TAPPER: Yes. He -- I think he really does like being on the House Ways and Means Committee, the chairman.

But let's turn to your book, "Last of the President's Men." This is a profile of Alexander Butterfield who was a top Nixon aide. And I have to say it's a riveting read, but it's also disturbing. Alexander Butterfield for people who don't know, he's the one before Congress admitted there was a taping system thus undermining the entire Nixon presidency.

The portrait that he paints of President Nixon, I don't want to be flip about this, but Nixon almost sounds mentally disturbed.

WOODWARD: Well, he was lonely. He obsessed with things. I mean, my real concern and you know this from your book about Afghanistan -- war is really important.


WOODWARD: It is the measure of who we are as a country.
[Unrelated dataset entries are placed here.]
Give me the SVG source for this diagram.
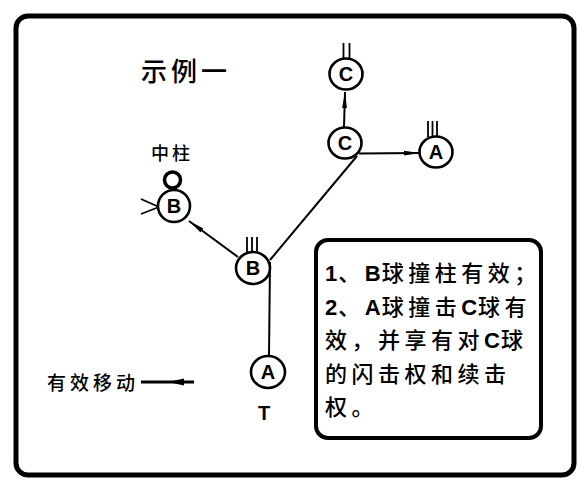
<svg xmlns="http://www.w3.org/2000/svg" width="584" height="487" viewBox="0 0 584 487">
<style>
.frame{fill:none;stroke:#000;stroke-width:5}
.box{fill:#fff;stroke:#000;stroke-width:4}
.ball{fill:#fff;stroke:#000;stroke-width:2.6}
.lbl{font-family:"Liberation Sans","Noto Sans CJK SC",sans-serif;font-weight:bold;font-size:20px;text-anchor:middle;fill:#000}
.cjk{font-family:"Noto Sans CJK SC","Liberation Sans",sans-serif;fill:#000}
.asc{font-family:"Liberation Sans",sans-serif;font-weight:bold;letter-spacing:1px}
.con{fill:none;stroke:#000;stroke-width:2}
.tick{stroke:#000;stroke-width:1.8}
</style>
<defs>
<marker id="arr" viewBox="0 0 16 6" refX="16" refY="3" markerWidth="16" markerHeight="6" markerUnits="userSpaceOnUse" orient="auto">
<path d="M0,0.6 L16,3 L0,5.4 z" fill="#000"/>
</marker>
</defs>
<rect width="584" height="487" fill="#fff"/>
<rect class="frame" x="16" y="16" width="558" height="459" rx="12"/>
<text class="cjk" x="141" y="81" font-size="26" font-weight="500" letter-spacing="4">示例一</text>
<text class="cjk" x="151" y="160" font-size="18" font-weight="500" letter-spacing="3">中柱</text>
<g id="connectors">
<line class="con" x1="269" y1="356" x2="270" y2="262"/>
<line class="con" x1="270" y1="260" x2="357" y2="156"/>
<line class="con" x1="238" y1="257" x2="189" y2="221" marker-end="url(#arr)"/>
<line class="con" x1="344" y1="127" x2="345" y2="92" marker-end="url(#arr)"/>
<line class="con" x1="359" y1="153.5" x2="420" y2="153" marker-end="url(#arr)"/>
</g>
<g id="ballCtop">
<line class="tick" x1="343.5" y1="43" x2="343.5" y2="58"/>
<line class="tick" x1="349.5" y1="43" x2="349.5" y2="58"/>
<ellipse class="ball" cx="346" cy="74" rx="16.5" ry="15.5"/>
<text class="lbl" x="346" y="81">C</text>
</g>
<g id="ballC">
<ellipse class="ball" cx="345" cy="143" rx="16.5" ry="15.5"/>
<text class="lbl" x="345" y="150">C</text>
</g>
<g id="ballAright">
<line class="tick" x1="428" y1="121" x2="428" y2="137"/>
<line class="tick" x1="432.5" y1="121" x2="432.5" y2="137"/>
<line class="tick" x1="437" y1="121" x2="437" y2="137"/>
<ellipse class="ball" cx="436" cy="152" rx="16.5" ry="15.5"/>
<text class="lbl" x="436" y="159">A</text>
</g>
<g id="pin">
<circle cx="172.5" cy="180" r="8" fill="#fff" stroke="#000" stroke-width="3.5"/>
</g>
<g id="ballBleft">
<line class="tick" x1="141" y1="199" x2="159" y2="207"/>
<line class="tick" x1="141" y1="214" x2="159" y2="207"/>
<ellipse class="ball" cx="174" cy="206" rx="16" ry="16"/>
<text class="lbl" x="174" y="213">B</text>
</g>
<g id="ballB">
<line class="tick" x1="247" y1="237" x2="247" y2="253"/>
<line class="tick" x1="252" y1="237" x2="252" y2="253"/>
<line class="tick" x1="257" y1="237" x2="257" y2="253"/>
<ellipse class="ball" cx="253" cy="268" rx="17" ry="16"/>
<text class="lbl" x="253" y="275">B</text>
</g>
<g id="ballA">
<ellipse class="ball" cx="268" cy="372" rx="17" ry="16"/>
<text class="lbl" x="268" y="379">A</text>
<text class="lbl" x="264" y="420">T</text>
</g>
<g id="legend">
<text class="cjk" x="47" y="390" font-size="19" font-weight="500" letter-spacing="4">有效移动</text>
<line x1="141" y1="382" x2="194" y2="382" stroke="#000" stroke-width="3"/>
<polygon points="168,382 184,378.5 184,385.5" fill="#000"/>
</g>
<g id="note">
<rect class="box" x="316" y="240" width="225" height="198" rx="12"/>
<text class="cjk" font-size="22" font-weight="500" letter-spacing="4.5">
<tspan x="325" y="281"><tspan class="asc">1</tspan>、<tspan class="asc">B</tspan>球撞柱有效；</tspan>
<tspan x="325" y="314.5"><tspan class="asc">2</tspan>、<tspan class="asc">A</tspan>球撞击<tspan class="asc">C</tspan>球有</tspan>
<tspan x="325" y="348">效，并享有对<tspan class="asc">C</tspan>球</tspan>
<tspan x="325" y="381.5">的闪击权和续击</tspan>
<tspan x="325" y="415">权。</tspan>
</text>
</g>
</svg>
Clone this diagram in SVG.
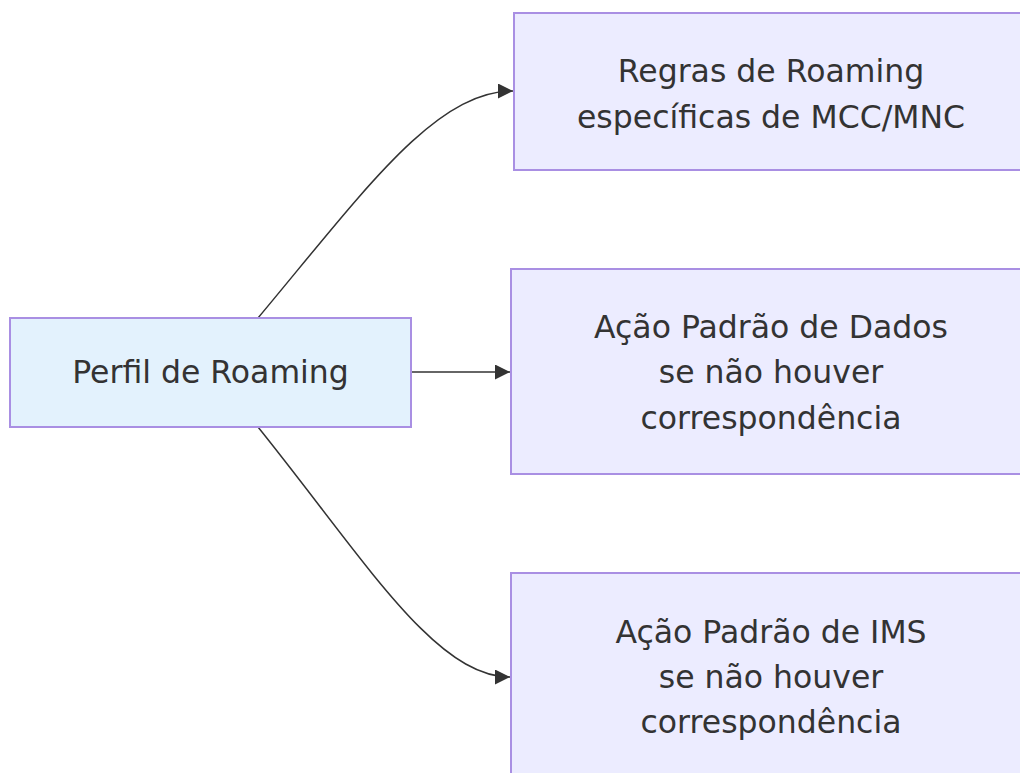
<svg xmlns="http://www.w3.org/2000/svg" width="1020" height="773" viewBox="0 0 1020 773">
<style>
.n{fill:#ececff;stroke:#a98fe3;stroke-width:2}
.s{fill:#e3f2fd;stroke:#a98fe3;stroke-width:2}
.t{font-family:"DejaVu Sans",sans-serif;font-size:31.5px;fill:#333;text-anchor:middle;dominant-baseline:central}
.e{fill:none;stroke:#333;stroke-width:1.5}
</style>
<defs>
<marker id="ah" viewBox="0 0 10 10" refX="10" refY="5" markerWidth="15" markerHeight="15" markerUnits="userSpaceOnUse" orient="auto">
<path d="M0,0 L10,5 L0,10 z" fill="#333"/>
</marker>
</defs>
<rect width="1020" height="773" fill="#fff"/>
<g id="edges">
<path class="e" d="M258,318 C365,190 435,91 513,91" marker-end="url(#ah)"/>
<path class="e" d="M411,372 L510,372" marker-end="url(#ah)"/>
<path class="e" d="M258,427 C365,560 435,677 510,677" marker-end="url(#ah)"/>
</g>
<g id="perfil">
<rect class="s" x="10" y="318" width="401" height="109"/>
<text class="t" x="210.5" y="372">Perfil de Roaming</text>
</g>
<g id="regras">
<rect class="n" x="514" y="13" width="520" height="157"/>
<text class="t" x="771" y="71">Regras de Roaming</text>
<text class="t" x="771" y="117">específicas de MCC/MNC</text>
</g>
<g id="dados">
<rect class="n" x="511" y="269" width="520" height="205"/>
<text class="t" x="771" y="327">Ação Padrão de Dados</text>
<text class="t" x="771" y="372">se não houver</text>
<text class="t" x="771" y="418">correspondência</text>
</g>
<g id="ims">
<rect class="n" x="511" y="573" width="520" height="220"/>
<text class="t" x="771" y="632">Ação Padrão de IMS</text>
<text class="t" x="771" y="677">se não houver</text>
<text class="t" x="771" y="722">correspondência</text>
</g>
</svg>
And there's a memo in there that really shocked me.

TAPPER: That he's talking about.

WOODWARD: Historians and Nixon said, oh, we've done three years of bombing and we've accomplished zilch. It is a total failure.

Well, publicly, he was saying the opposite. You talk to people in the White House at the time and the idea was, oh, the bombing is going to win the war for us. And it's a lie.

And, you know, the crimes of Watergate are of a very high magnitude. But doing this, continuing the bombing, a war strategy that you know is accomplishing nothing is, it borders on another kind of crime.